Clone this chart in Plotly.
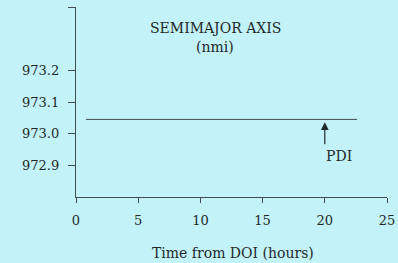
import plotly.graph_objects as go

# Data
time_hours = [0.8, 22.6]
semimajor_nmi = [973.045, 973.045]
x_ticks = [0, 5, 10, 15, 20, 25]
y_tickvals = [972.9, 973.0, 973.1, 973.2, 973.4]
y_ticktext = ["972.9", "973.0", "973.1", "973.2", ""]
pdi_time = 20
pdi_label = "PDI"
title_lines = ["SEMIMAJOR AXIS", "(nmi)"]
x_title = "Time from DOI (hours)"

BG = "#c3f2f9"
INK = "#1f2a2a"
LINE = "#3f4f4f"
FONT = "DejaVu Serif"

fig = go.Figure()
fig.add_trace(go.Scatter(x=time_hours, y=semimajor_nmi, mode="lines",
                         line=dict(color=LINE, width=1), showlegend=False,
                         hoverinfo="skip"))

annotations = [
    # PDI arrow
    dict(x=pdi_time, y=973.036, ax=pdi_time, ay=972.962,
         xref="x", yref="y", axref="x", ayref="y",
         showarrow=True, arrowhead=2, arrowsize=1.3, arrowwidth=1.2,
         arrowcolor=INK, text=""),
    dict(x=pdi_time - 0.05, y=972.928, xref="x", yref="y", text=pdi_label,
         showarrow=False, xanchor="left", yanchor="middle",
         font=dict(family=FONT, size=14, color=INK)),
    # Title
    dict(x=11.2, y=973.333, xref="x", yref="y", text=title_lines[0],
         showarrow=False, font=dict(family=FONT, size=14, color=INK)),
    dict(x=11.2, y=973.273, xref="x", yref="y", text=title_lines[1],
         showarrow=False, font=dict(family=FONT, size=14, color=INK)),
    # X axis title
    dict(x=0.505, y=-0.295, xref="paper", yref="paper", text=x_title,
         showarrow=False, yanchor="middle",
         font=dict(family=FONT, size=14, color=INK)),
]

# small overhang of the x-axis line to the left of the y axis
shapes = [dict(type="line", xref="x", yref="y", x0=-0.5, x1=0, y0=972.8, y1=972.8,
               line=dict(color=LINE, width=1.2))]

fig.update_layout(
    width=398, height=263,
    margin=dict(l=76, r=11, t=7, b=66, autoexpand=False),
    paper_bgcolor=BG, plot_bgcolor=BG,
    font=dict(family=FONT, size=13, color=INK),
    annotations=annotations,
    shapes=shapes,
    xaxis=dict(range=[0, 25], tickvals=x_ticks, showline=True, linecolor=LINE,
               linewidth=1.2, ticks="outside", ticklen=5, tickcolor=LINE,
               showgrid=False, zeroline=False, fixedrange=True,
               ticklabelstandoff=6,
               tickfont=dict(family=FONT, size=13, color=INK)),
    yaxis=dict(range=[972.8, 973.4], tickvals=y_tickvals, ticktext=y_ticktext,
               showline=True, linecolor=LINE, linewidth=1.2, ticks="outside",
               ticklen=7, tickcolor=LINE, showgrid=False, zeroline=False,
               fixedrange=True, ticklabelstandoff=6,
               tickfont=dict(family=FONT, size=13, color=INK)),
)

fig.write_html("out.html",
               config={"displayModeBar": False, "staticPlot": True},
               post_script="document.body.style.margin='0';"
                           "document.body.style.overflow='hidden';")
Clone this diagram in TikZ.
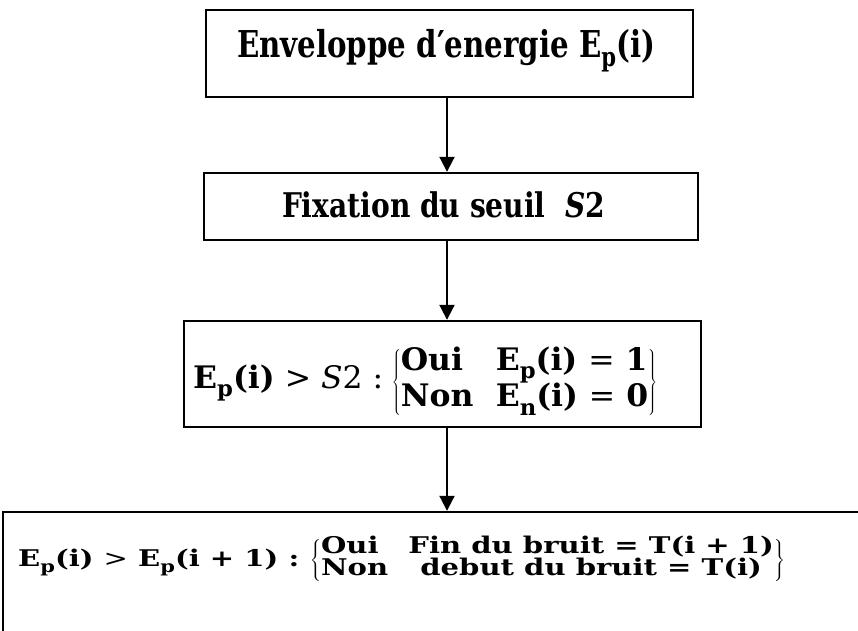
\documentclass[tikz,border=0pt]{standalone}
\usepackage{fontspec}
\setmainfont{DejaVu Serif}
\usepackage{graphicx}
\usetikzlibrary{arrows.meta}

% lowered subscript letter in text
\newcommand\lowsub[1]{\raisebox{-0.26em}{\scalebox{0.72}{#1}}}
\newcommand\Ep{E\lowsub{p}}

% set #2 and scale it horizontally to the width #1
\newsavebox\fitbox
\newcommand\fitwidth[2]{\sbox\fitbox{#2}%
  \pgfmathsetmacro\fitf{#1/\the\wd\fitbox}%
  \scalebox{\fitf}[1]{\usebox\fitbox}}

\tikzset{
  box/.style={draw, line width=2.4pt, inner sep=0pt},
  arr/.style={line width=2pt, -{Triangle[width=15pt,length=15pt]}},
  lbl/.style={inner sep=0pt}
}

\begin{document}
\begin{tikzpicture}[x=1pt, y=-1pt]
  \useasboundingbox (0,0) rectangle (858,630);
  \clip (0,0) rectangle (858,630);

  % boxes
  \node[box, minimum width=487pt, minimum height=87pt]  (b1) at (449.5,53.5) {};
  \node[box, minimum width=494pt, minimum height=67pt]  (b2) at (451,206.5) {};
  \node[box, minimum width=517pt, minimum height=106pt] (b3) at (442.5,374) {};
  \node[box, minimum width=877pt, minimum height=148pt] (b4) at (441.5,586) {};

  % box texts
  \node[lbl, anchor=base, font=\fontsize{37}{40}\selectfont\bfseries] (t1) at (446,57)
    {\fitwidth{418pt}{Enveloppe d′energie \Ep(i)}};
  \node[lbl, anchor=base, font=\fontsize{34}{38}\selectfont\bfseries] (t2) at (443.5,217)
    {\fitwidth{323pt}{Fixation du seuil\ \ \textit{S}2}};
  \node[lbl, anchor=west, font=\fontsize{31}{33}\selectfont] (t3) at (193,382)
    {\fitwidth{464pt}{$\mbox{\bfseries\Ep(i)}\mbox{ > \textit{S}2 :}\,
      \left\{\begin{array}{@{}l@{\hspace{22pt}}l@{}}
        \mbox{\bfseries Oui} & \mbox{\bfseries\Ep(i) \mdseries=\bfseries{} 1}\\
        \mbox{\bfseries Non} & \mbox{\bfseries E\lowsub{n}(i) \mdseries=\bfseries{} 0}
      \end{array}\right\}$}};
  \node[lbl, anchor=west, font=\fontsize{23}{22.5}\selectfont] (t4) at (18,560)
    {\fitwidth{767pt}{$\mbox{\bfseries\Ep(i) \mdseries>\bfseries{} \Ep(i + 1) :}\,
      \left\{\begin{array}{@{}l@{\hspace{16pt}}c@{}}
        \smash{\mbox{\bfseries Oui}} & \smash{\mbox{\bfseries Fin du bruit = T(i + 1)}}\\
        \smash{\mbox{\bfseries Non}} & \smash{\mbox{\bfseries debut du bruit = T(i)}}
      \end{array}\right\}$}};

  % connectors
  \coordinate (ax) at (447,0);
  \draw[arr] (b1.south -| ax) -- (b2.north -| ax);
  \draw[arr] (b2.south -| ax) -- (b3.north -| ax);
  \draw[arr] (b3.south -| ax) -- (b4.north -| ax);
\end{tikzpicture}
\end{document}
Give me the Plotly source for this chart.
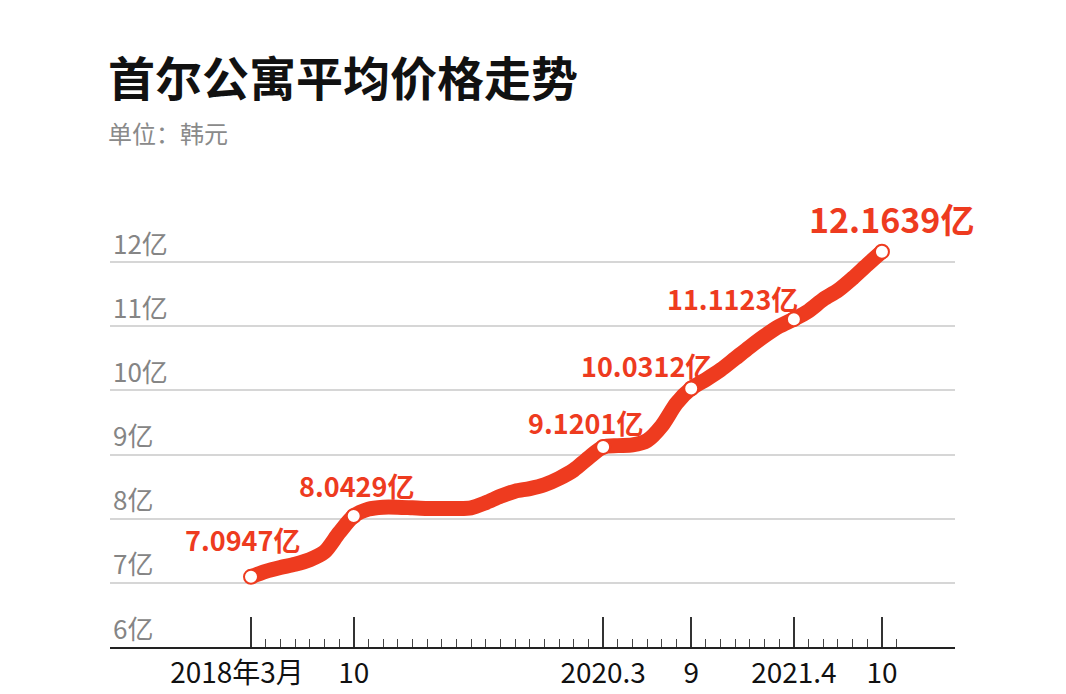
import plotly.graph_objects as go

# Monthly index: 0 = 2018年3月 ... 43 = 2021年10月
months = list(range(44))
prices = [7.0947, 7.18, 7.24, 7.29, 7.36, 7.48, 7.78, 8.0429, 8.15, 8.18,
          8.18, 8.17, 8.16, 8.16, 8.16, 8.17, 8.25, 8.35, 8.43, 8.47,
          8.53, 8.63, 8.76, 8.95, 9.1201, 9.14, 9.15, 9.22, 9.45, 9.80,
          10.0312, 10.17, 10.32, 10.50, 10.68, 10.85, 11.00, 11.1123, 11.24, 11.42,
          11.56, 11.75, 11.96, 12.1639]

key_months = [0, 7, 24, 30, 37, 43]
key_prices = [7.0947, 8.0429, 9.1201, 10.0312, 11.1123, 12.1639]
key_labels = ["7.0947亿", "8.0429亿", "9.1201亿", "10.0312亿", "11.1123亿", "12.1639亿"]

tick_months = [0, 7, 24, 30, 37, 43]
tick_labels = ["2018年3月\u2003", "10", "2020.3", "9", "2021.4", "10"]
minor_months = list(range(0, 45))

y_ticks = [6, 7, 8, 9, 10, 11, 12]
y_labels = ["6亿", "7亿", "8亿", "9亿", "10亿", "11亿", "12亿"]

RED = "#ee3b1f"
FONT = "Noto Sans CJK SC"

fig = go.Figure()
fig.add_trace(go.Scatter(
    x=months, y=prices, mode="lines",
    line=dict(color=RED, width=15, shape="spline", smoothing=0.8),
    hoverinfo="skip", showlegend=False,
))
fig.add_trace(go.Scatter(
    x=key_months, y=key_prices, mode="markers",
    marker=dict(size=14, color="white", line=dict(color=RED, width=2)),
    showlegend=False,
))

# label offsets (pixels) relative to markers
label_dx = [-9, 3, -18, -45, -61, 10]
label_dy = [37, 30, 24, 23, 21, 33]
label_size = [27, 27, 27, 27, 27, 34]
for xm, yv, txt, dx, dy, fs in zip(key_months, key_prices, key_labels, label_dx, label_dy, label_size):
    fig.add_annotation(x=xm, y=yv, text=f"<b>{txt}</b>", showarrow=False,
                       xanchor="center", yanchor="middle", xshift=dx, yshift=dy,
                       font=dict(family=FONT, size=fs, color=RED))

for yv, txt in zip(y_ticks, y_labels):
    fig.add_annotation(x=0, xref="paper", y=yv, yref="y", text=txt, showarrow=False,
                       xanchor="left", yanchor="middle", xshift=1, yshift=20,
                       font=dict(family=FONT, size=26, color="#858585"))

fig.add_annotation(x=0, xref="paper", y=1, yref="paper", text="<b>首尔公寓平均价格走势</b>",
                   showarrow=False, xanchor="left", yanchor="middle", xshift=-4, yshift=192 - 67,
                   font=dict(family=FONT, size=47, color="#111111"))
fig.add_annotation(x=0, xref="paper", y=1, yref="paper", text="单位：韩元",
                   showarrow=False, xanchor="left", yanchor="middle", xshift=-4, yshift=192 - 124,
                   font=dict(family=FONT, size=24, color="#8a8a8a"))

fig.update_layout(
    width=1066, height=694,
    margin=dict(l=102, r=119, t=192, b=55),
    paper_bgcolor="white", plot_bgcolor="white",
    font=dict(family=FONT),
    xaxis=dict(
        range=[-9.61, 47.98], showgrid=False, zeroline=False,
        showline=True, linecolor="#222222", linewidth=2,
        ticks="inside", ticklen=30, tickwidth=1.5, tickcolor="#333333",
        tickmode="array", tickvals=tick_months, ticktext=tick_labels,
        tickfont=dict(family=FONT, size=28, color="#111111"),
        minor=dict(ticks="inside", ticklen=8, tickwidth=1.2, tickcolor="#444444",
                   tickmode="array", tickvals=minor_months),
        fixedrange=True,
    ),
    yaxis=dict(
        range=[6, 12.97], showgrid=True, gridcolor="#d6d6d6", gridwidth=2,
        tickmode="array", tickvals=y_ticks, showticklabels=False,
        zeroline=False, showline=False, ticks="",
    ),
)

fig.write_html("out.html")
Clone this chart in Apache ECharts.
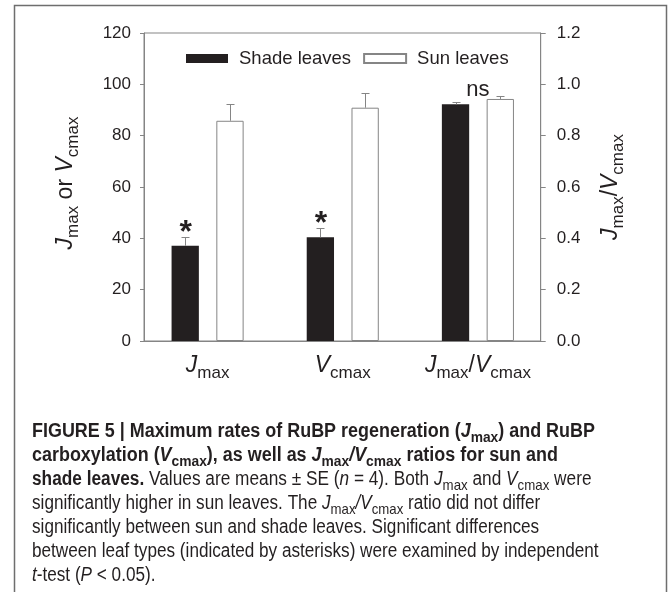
•••
• WORK INSTRUCTIONS:
Extract from the data every line where "this" shows up.

• SOLUTION TO THE EXERCISE:
Clone this chart in Plotly.
Clone this diagram in TikZ.
Give me the Plotly source for this chart.
Clone this chart in Apache ECharts.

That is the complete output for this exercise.